----- Collected data

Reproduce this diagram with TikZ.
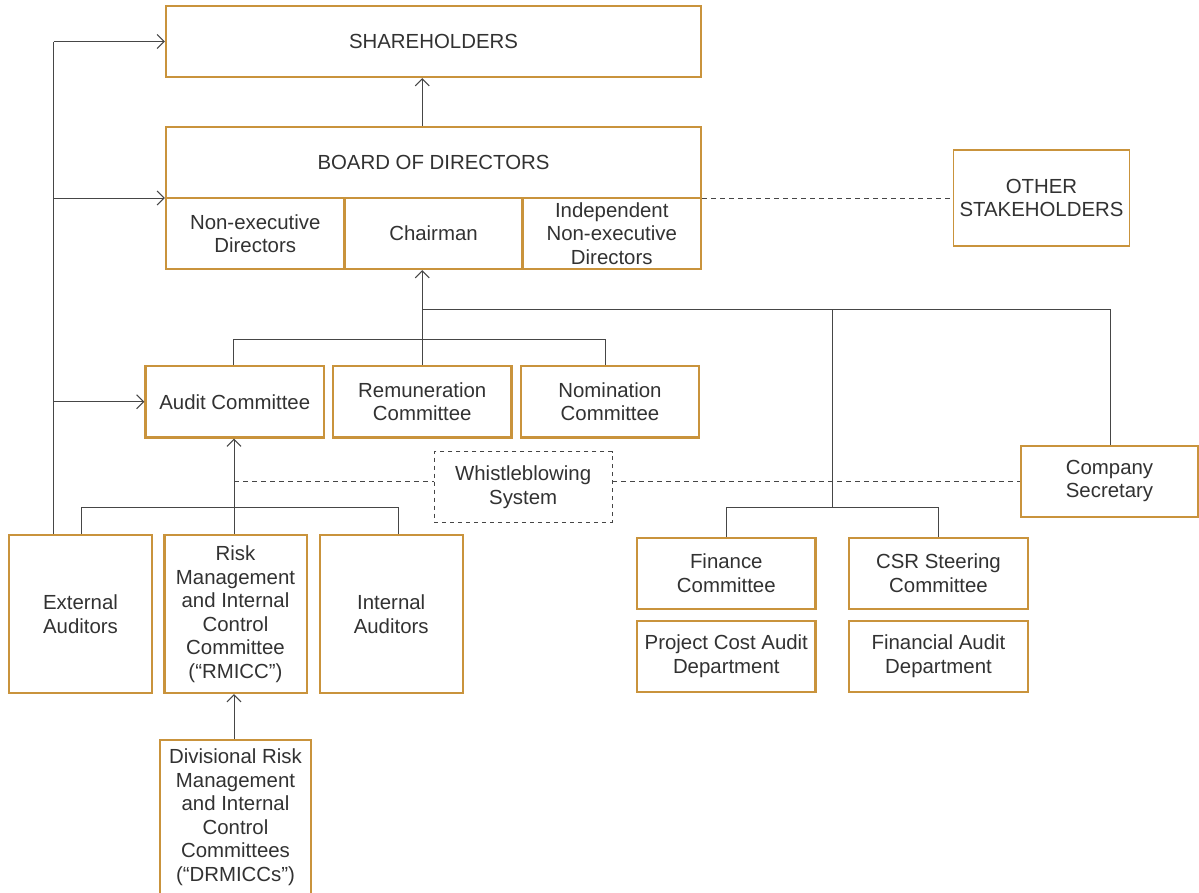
\documentclass[tikz,border=0pt]{standalone}
\usepackage{fontspec}
\setmainfont{Liberation Sans}
\usetikzlibrary{arrows.meta}
\definecolor{gold}{RGB}{201,147,60}
\definecolor{txt}{RGB}{50,50,50}
\definecolor{ln}{RGB}{70,70,70}
\tikzset{
  box/.style={draw=gold, line width=2.4pt, inner sep=0pt, align=center, text=txt,
    font=\fontsize{20.4}{23.5}\selectfont},
  wbox/.style={draw=ln, line width=0.9pt, dash pattern=on 4pt off 4pt, inner sep=0pt,
    align=center, text=txt, font=\fontsize{20.4}{23.5}\selectfont},
  conn/.style={draw=ln, line width=1pt},
  arr/.style={conn, -{Straight Barb[length=7pt,width=14pt]}},
  dsh/.style={draw=ln, line width=0.9pt, dash pattern=on 4.5pt off 4.5pt},
}
\begin{document}
\begin{tikzpicture}[x=1pt,y=-1pt]
\useasboundingbox (0,0) rectangle (1199,892);
\clip (0,0) rectangle (1199,892);
\fill[white] (0,0) rectangle (1199,892);
% boxes
\node[box, minimum width=535pt, minimum height=71pt] (sh) at (433.5,41.5) {SHAREHOLDERS};
\node[box, minimum width=535pt, minimum height=71pt] (bod) at (433.5,162.5) {BOARD OF DIRECTORS};
\node[box, minimum width=178.5pt, minimum height=71pt] (ned) at (255.25,233.5) {Non-executive\\Directors};
\node[box, minimum width=178pt, minimum height=71pt] (chair) at (433.5,233.5) {Chairman};
\node[box, minimum width=178.5pt, minimum height=71pt] (ined) at (611.75,233.5) {Independent\\Non-executive\\Directors};
\node[box, line width=1.6pt, minimum width=176pt, minimum height=96pt] (oth) at (1041.5,198) {OTHER\\STAKEHOLDERS};
\node[box, minimum width=178.5pt, minimum height=71.5pt] (audit) at (234.75,401.75) {Audit Committee};
\node[box, minimum width=178.5pt, minimum height=71.5pt] (rem) at (422.25,401.75) {Remuneration\\Committee};
\node[box, minimum width=178pt, minimum height=71.5pt] (nom) at (610,401.75) {Nomination\\Committee};
\node[wbox, minimum width=177.7pt, minimum height=70.6pt] (wb) at (523.15,487) {Whistleblowing\\System};
\node[box, minimum width=177.6pt, minimum height=71pt] (sec) at (1109.5,481.2) {Company\\Secretary};
\node[box, minimum width=143pt, minimum height=158pt] (ext) at (80.5,614) {External\\Auditors};
\node[box, minimum width=142.4pt, minimum height=158pt] (rmicc) at (235.5,614) {Risk\\Management\\and Internal\\Control\\Committee\\(“RMICC”)};
\node[box, minimum width=143pt, minimum height=158pt] (int) at (391.2,614) {Internal\\Auditors};
\node[box, minimum width=151pt, minimum height=154pt] (drm) at (235.5,817) {Divisional Risk\\Management\\and Internal\\Control\\Committees\\(“DRMICCs”)};
\node[box, minimum width=178.6pt, minimum height=71.3pt] (fin) at (726.3,573.35) {Finance\\Committee};
\node[box, minimum width=179pt, minimum height=71.3pt] (csr) at (938.5,573.35) {CSR Steering\\Committee};
\node[box, minimum width=178.6pt, minimum height=71.3pt] (pca) at (726.3,656.35) {Project Cost Audit\\Department};
\node[box, minimum width=179pt, minimum height=71.3pt] (fad) at (938.5,656.35) {Financial Audit\\Department};
% junction coordinates
\coordinate (L) at (53.7,0);
\coordinate (b1) at (233,339);
\coordinate (b2) at (605,339);
\coordinate (t1) at (422.25,309);
\coordinate (t2) at (832,309);
\coordinate (t3) at (1110,309);
\coordinate (fj) at (832,507);
\coordinate (f1) at (726,507);
\coordinate (f2) at (938,507);
\coordinate (e1) at (81,507);
\coordinate (e2) at (398,507);
\coordinate (xr) at (234,0);
\coordinate (yw) at (0,481);
\coordinate (yb) at (0,198);
% connectors
\draw[arr] (rem.north |- bod.north) -- (rem.north |- sh.south);
\draw[conn] (ext.north -| L) -- (L |- sh.west);
\draw[arr] (L |- sh.west) -- (sh.west);
\draw[arr] (L |- yb) -- (bod.west |- yb);
\draw[arr] (L |- audit.west) -- (audit.west);
\draw[arr] (rem.north) -- (rem.north |- chair.south);
\draw[conn] (audit.north -| b1) -- (b1) -- (b2) -- (nom.north -| b2);
\draw[conn] (t1) -- (t3) -- (sec.north -| t3);
\draw[conn] (t2) -- (fj);
\draw[conn] (fin.north -| f1) -- (f1) -- (f2) -- (csr.north -| f2);
\draw[conn] (ext.north -| e1) -- (e1) -- (e2) -- (int.north -| e2);
\draw[arr] (rmicc.north -| xr) -- (audit.south -| xr);
\draw[arr] (drm.north -| xr) -- (rmicc.south -| xr);
\draw[dsh] (bod.east |- yb) -- (oth.west |- yb);
\draw[dsh] (xr |- yw) -- (wb.west |- yw);
\draw[dsh] (wb.east |- yw) -- (sec.west |- yw);
\end{tikzpicture}
\end{document}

----------

* Objective *
All of the data above should be transcribed verbatim, with pictures omitted.

* Response to the exercise *
Reproduce this diagram with TikZ.
\documentclass[tikz,border=0pt]{standalone}
\usepackage{fontspec}
\setmainfont{Liberation Sans}
\usetikzlibrary{arrows.meta}
\definecolor{gold}{RGB}{201,147,60}
\definecolor{txt}{RGB}{50,50,50}
\definecolor{ln}{RGB}{70,70,70}
\tikzset{
  box/.style={draw=gold, line width=2.4pt, inner sep=0pt, align=center, text=txt,
    font=\fontsize{20.4}{23.5}\selectfont},
  wbox/.style={draw=ln, line width=0.9pt, dash pattern=on 4pt off 4pt, inner sep=0pt,
    align=center, text=txt, font=\fontsize{20.4}{23.5}\selectfont},
  conn/.style={draw=ln, line width=1pt},
  arr/.style={conn, -{Straight Barb[length=7pt,width=14pt]}},
  dsh/.style={draw=ln, line width=0.9pt, dash pattern=on 4.5pt off 4.5pt},
}
\begin{document}
\begin{tikzpicture}[x=1pt,y=-1pt]
\useasboundingbox (0,0) rectangle (1199,892);
\clip (0,0) rectangle (1199,892);
\fill[white] (0,0) rectangle (1199,892);
% boxes
\node[box, minimum width=535pt, minimum height=71pt] (sh) at (433.5,41.5) {SHAREHOLDERS};
\node[box, minimum width=535pt, minimum height=71pt] (bod) at (433.5,162.5) {BOARD OF DIRECTORS};
\node[box, minimum width=178.5pt, minimum height=71pt] (ned) at (255.25,233.5) {Non-executive\\Directors};
\node[box, minimum width=178pt, minimum height=71pt] (chair) at (433.5,233.5) {Chairman};
\node[box, minimum width=178.5pt, minimum height=71pt] (ined) at (611.75,233.5) {Independent\\Non-executive\\Directors};
\node[box, line width=1.6pt, minimum width=176pt, minimum height=96pt] (oth) at (1041.5,198) {OTHER\\STAKEHOLDERS};
\node[box, minimum width=178.5pt, minimum height=71.5pt] (audit) at (234.75,401.75) {Audit Committee};
\node[box, minimum width=178.5pt, minimum height=71.5pt] (rem) at (422.25,401.75) {Remuneration\\Committee};
\node[box, minimum width=178pt, minimum height=71.5pt] (nom) at (610,401.75) {Nomination\\Committee};
\node[wbox, minimum width=177.7pt, minimum height=70.6pt] (wb) at (523.15,487) {Whistleblowing\\System};
\node[box, minimum width=177.6pt, minimum height=71pt] (sec) at (1109.5,481.2) {Company\\Secretary};
\node[box, minimum width=143pt, minimum height=158pt] (ext) at (80.5,614) {External\\Auditors};
\node[box, minimum width=142.4pt, minimum height=158pt] (rmicc) at (235.5,614) {Risk\\Management\\and Internal\\Control\\Committee\\(“RMICC”)};
\node[box, minimum width=143pt, minimum height=158pt] (int) at (391.2,614) {Internal\\Auditors};
\node[box, minimum width=151pt, minimum height=154pt] (drm) at (235.5,817) {Divisional Risk\\Management\\and Internal\\Control\\Committees\\(“DRMICCs”)};
\node[box, minimum width=178.6pt, minimum height=71.3pt] (fin) at (726.3,573.35) {Finance\\Committee};
\node[box, minimum width=179pt, minimum height=71.3pt] (csr) at (938.5,573.35) {CSR Steering\\Committee};
\node[box, minimum width=178.6pt, minimum height=71.3pt] (pca) at (726.3,656.35) {Project Cost Audit\\Department};
\node[box, minimum width=179pt, minimum height=71.3pt] (fad) at (938.5,656.35) {Financial Audit\\Department};
% junction coordinates
\coordinate (L) at (53.7,0);
\coordinate (b1) at (233,339);
\coordinate (b2) at (605,339);
\coordinate (t1) at (422.25,309);
\coordinate (t2) at (832,309);
\coordinate (t3) at (1110,309);
\coordinate (fj) at (832,507);
\coordinate (f1) at (726,507);
\coordinate (f2) at (938,507);
\coordinate (e1) at (81,507);
\coordinate (e2) at (398,507);
\coordinate (xr) at (234,0);
\coordinate (yw) at (0,481);
\coordinate (yb) at (0,198);
% connectors
\draw[arr] (rem.north |- bod.north) -- (rem.north |- sh.south);
\draw[conn] (ext.north -| L) -- (L |- sh.west);
\draw[arr] (L |- sh.west) -- (sh.west);
\draw[arr] (L |- yb) -- (bod.west |- yb);
\draw[arr] (L |- audit.west) -- (audit.west);
\draw[arr] (rem.north) -- (rem.north |- chair.south);
\draw[conn] (audit.north -| b1) -- (b1) -- (b2) -- (nom.north -| b2);
\draw[conn] (t1) -- (t3) -- (sec.north -| t3);
\draw[conn] (t2) -- (fj);
\draw[conn] (fin.north -| f1) -- (f1) -- (f2) -- (csr.north -| f2);
\draw[conn] (ext.north -| e1) -- (e1) -- (e2) -- (int.north -| e2);
\draw[arr] (rmicc.north -| xr) -- (audit.south -| xr);
\draw[arr] (drm.north -| xr) -- (rmicc.south -| xr);
\draw[dsh] (bod.east |- yb) -- (oth.west |- yb);
\draw[dsh] (xr |- yw) -- (wb.west |- yw);
\draw[dsh] (wb.east |- yw) -- (sec.west |- yw);
\end{tikzpicture}
\end{document}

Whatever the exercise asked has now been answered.